### What you are asked to do
Comb through the entries for "this" and pull out each line that holds it.

### Information supplied
########
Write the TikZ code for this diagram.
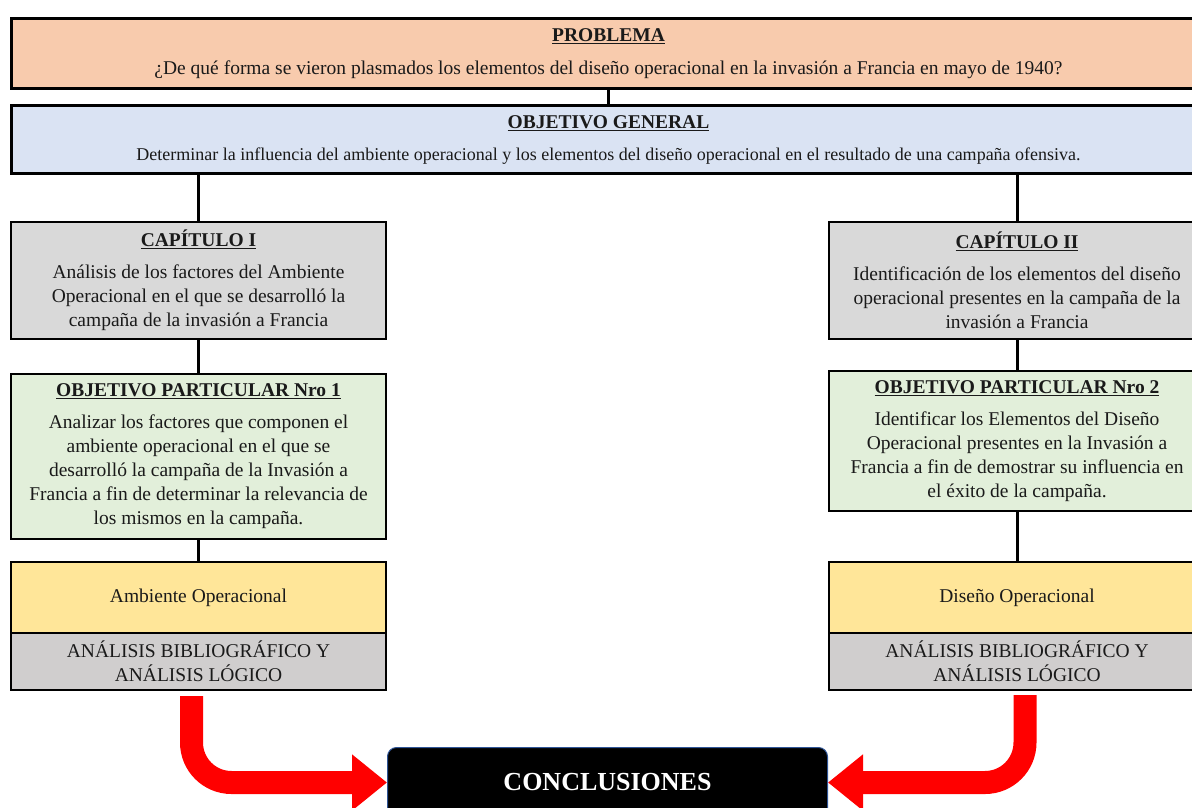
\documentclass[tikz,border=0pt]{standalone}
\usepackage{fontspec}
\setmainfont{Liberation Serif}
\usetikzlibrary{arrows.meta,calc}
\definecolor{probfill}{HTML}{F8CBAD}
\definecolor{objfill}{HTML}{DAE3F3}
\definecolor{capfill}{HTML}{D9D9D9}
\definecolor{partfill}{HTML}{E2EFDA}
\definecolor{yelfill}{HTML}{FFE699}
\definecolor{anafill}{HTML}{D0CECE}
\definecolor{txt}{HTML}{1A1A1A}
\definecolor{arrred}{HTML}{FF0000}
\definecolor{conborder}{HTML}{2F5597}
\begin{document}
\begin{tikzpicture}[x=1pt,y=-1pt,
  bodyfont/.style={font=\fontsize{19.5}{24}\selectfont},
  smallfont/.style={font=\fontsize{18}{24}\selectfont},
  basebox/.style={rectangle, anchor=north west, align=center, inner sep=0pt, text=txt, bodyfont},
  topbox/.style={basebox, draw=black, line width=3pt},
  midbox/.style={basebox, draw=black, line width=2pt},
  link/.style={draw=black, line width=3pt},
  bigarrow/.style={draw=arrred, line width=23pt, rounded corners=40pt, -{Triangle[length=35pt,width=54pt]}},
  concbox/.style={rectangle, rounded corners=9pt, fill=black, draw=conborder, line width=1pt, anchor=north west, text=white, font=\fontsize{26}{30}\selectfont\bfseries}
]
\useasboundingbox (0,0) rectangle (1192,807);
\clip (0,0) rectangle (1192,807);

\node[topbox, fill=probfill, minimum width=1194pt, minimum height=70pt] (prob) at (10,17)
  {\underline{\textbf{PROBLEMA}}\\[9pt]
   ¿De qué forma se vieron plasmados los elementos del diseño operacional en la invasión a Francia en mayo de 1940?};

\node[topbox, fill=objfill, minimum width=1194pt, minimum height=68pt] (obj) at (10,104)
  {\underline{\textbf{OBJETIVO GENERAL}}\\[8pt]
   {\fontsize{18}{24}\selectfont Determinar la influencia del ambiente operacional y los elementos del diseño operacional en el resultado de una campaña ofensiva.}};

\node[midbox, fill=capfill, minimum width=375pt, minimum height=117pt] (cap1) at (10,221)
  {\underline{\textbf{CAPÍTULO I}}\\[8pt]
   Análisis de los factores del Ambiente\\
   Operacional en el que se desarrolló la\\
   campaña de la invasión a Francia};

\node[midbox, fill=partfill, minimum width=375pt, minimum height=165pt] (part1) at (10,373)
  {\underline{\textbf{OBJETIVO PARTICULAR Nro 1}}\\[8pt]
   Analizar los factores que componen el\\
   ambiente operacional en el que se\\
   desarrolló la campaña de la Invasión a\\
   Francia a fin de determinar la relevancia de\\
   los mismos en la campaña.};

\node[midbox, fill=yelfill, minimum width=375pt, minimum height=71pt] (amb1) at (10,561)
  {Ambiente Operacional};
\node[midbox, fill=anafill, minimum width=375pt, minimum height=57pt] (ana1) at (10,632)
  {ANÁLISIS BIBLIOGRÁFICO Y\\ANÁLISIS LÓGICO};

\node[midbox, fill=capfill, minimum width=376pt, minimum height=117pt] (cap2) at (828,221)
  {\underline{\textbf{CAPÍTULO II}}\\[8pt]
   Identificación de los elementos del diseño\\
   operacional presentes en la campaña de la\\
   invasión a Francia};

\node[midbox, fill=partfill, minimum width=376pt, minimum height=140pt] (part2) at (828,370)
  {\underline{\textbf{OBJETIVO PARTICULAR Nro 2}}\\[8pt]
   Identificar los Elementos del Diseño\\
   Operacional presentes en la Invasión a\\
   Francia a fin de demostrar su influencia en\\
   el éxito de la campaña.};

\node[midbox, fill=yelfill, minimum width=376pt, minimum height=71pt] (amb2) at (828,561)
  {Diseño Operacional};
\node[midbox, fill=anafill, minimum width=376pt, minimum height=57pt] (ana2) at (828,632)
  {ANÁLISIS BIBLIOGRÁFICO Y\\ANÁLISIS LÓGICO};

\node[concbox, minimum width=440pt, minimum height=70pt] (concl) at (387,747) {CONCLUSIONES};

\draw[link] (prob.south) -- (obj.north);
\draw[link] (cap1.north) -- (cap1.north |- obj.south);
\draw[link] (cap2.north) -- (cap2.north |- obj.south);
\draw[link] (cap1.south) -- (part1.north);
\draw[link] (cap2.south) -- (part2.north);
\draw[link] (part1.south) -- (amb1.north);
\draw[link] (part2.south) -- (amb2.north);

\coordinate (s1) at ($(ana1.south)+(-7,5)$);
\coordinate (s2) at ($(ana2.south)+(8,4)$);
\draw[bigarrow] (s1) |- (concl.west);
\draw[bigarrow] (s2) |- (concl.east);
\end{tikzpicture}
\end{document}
########
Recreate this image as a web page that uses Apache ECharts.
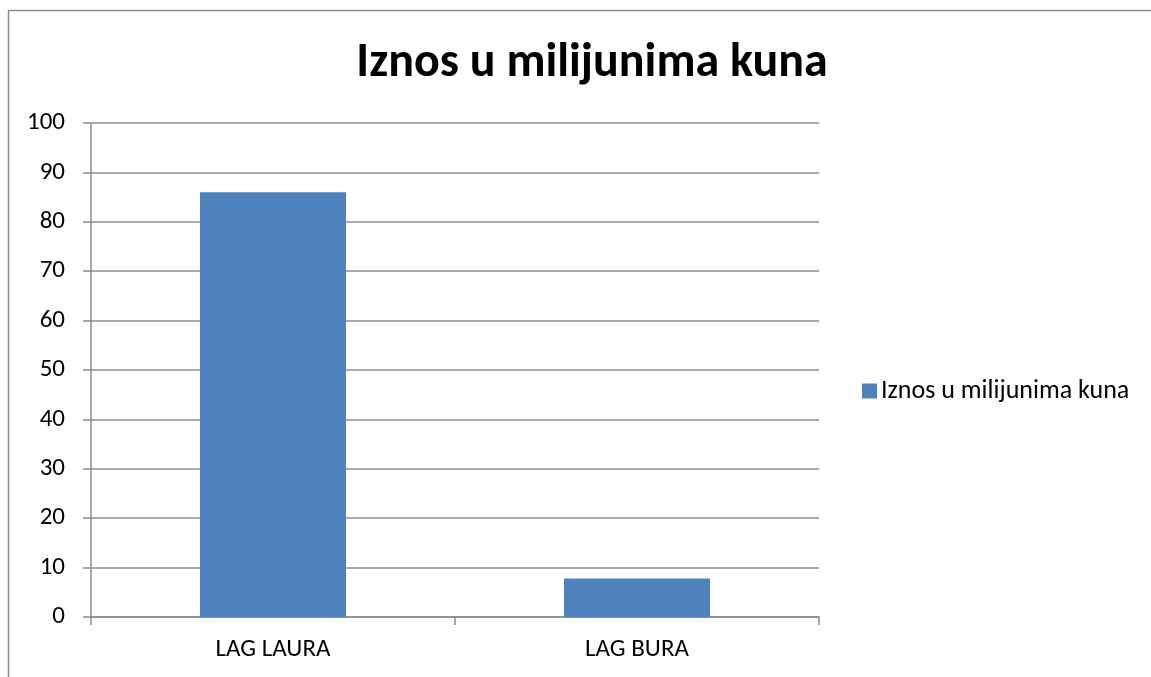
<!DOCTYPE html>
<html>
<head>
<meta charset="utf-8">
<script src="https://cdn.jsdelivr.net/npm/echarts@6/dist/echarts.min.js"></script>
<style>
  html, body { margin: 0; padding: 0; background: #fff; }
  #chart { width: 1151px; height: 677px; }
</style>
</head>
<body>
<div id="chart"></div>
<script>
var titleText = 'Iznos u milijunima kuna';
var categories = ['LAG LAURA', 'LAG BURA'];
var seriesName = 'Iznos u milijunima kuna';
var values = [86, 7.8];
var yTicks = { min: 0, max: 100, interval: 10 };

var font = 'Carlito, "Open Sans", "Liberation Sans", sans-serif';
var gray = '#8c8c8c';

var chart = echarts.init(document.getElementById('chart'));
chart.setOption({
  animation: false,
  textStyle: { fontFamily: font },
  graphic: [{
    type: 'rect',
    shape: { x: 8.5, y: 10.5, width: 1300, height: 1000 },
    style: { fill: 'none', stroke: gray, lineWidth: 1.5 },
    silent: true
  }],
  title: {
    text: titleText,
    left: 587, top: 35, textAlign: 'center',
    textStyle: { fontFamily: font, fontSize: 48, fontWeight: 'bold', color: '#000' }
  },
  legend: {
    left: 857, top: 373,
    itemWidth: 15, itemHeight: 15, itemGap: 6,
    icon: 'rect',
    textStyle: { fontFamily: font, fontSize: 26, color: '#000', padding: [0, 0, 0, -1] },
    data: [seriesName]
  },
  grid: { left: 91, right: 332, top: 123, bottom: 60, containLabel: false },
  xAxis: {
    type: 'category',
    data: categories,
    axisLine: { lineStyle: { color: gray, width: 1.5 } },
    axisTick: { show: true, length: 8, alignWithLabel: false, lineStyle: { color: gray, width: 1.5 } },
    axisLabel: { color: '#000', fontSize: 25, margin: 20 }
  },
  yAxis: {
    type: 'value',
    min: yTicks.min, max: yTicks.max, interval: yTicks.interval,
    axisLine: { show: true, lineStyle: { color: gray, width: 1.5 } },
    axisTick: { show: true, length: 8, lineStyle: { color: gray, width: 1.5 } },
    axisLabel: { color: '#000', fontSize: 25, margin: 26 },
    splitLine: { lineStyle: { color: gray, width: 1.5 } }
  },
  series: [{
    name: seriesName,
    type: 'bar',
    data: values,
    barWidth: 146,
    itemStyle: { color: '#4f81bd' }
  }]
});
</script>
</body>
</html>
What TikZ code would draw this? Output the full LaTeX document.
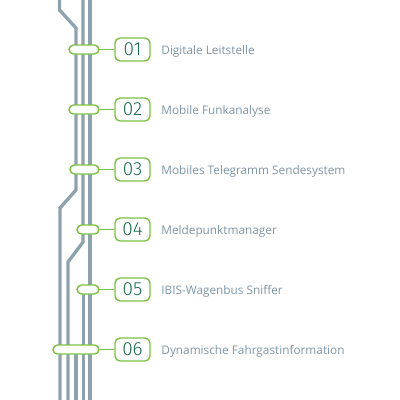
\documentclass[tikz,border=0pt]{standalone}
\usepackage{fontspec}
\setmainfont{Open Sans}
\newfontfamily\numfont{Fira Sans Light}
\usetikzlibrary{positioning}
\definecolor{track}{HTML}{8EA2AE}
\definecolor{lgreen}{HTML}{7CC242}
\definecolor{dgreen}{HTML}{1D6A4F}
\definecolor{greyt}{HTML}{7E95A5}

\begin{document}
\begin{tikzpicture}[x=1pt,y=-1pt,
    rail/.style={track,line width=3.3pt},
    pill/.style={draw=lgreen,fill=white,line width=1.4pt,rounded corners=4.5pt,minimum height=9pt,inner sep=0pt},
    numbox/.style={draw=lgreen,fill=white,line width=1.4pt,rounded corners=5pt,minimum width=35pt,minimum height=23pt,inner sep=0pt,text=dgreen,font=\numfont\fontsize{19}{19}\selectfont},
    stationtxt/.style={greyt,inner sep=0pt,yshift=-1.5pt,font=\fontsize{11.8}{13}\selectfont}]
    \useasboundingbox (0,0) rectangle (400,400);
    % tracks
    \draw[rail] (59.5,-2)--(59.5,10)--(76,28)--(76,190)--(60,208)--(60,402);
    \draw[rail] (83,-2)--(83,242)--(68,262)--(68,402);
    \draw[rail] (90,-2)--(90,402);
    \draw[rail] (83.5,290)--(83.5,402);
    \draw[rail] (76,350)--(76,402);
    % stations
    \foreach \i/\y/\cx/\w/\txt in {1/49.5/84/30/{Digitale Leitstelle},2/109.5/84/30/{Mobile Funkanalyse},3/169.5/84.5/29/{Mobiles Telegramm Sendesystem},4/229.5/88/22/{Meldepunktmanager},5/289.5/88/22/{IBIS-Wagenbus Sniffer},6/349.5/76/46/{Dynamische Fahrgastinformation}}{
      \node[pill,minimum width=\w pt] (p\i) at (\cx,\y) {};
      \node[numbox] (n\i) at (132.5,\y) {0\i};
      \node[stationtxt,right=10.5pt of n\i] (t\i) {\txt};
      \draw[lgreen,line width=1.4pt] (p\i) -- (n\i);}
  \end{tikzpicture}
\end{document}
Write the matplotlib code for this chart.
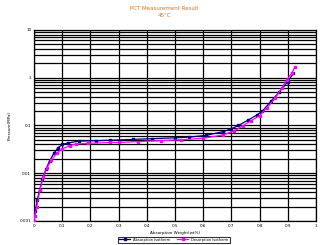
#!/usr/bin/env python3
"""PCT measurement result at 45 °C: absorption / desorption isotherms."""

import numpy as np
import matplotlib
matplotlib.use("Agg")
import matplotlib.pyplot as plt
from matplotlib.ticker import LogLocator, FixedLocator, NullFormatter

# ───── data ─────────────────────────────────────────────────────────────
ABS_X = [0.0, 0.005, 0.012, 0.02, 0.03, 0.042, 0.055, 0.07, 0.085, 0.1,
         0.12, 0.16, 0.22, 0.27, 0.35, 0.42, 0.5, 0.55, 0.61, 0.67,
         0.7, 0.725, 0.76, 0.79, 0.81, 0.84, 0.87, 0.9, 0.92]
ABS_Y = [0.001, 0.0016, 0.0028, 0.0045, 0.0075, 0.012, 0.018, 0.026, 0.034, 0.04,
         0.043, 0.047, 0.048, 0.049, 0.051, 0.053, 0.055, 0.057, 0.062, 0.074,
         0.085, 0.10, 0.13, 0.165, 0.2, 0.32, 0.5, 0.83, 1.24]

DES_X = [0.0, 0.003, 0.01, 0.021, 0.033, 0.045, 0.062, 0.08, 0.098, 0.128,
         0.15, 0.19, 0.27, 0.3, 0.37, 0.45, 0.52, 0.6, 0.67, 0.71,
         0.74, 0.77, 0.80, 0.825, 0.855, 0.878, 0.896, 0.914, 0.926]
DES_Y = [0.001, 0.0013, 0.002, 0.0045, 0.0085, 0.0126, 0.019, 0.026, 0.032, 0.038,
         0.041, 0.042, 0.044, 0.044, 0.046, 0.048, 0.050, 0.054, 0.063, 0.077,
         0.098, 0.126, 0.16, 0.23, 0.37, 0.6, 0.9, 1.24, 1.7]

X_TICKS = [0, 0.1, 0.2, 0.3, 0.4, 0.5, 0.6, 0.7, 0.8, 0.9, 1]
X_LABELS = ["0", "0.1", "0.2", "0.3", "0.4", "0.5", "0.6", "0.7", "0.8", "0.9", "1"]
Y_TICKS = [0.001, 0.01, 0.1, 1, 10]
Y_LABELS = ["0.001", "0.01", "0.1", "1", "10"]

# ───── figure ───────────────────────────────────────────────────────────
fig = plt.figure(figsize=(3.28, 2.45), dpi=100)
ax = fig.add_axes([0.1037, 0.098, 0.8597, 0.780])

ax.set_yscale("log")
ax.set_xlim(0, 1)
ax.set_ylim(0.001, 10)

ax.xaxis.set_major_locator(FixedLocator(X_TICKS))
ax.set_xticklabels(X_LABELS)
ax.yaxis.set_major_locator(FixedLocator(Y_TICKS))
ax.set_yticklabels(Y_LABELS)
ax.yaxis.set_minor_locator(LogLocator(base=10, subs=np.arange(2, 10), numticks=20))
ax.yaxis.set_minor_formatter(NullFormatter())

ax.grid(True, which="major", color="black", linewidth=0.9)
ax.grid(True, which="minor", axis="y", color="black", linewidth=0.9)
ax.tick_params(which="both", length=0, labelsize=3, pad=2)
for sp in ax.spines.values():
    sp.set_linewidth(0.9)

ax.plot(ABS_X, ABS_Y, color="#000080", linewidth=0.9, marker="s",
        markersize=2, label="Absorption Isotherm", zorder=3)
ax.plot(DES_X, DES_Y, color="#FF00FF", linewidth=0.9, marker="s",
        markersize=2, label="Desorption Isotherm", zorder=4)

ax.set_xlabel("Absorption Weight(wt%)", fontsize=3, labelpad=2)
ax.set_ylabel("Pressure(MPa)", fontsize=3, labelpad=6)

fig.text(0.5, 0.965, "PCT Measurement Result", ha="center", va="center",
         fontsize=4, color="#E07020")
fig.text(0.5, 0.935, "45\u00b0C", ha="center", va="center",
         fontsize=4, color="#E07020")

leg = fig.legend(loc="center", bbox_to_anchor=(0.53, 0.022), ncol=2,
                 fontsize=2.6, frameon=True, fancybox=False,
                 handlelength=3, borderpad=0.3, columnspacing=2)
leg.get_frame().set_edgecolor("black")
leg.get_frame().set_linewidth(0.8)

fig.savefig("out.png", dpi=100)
########
### Task output
Write the TikZ code for this diagram.
Recreate this image as a web page that uses Apache ECharts.
What TikZ code would draw this? Output the full LaTeX document.
Write the matplotlib code for this chart.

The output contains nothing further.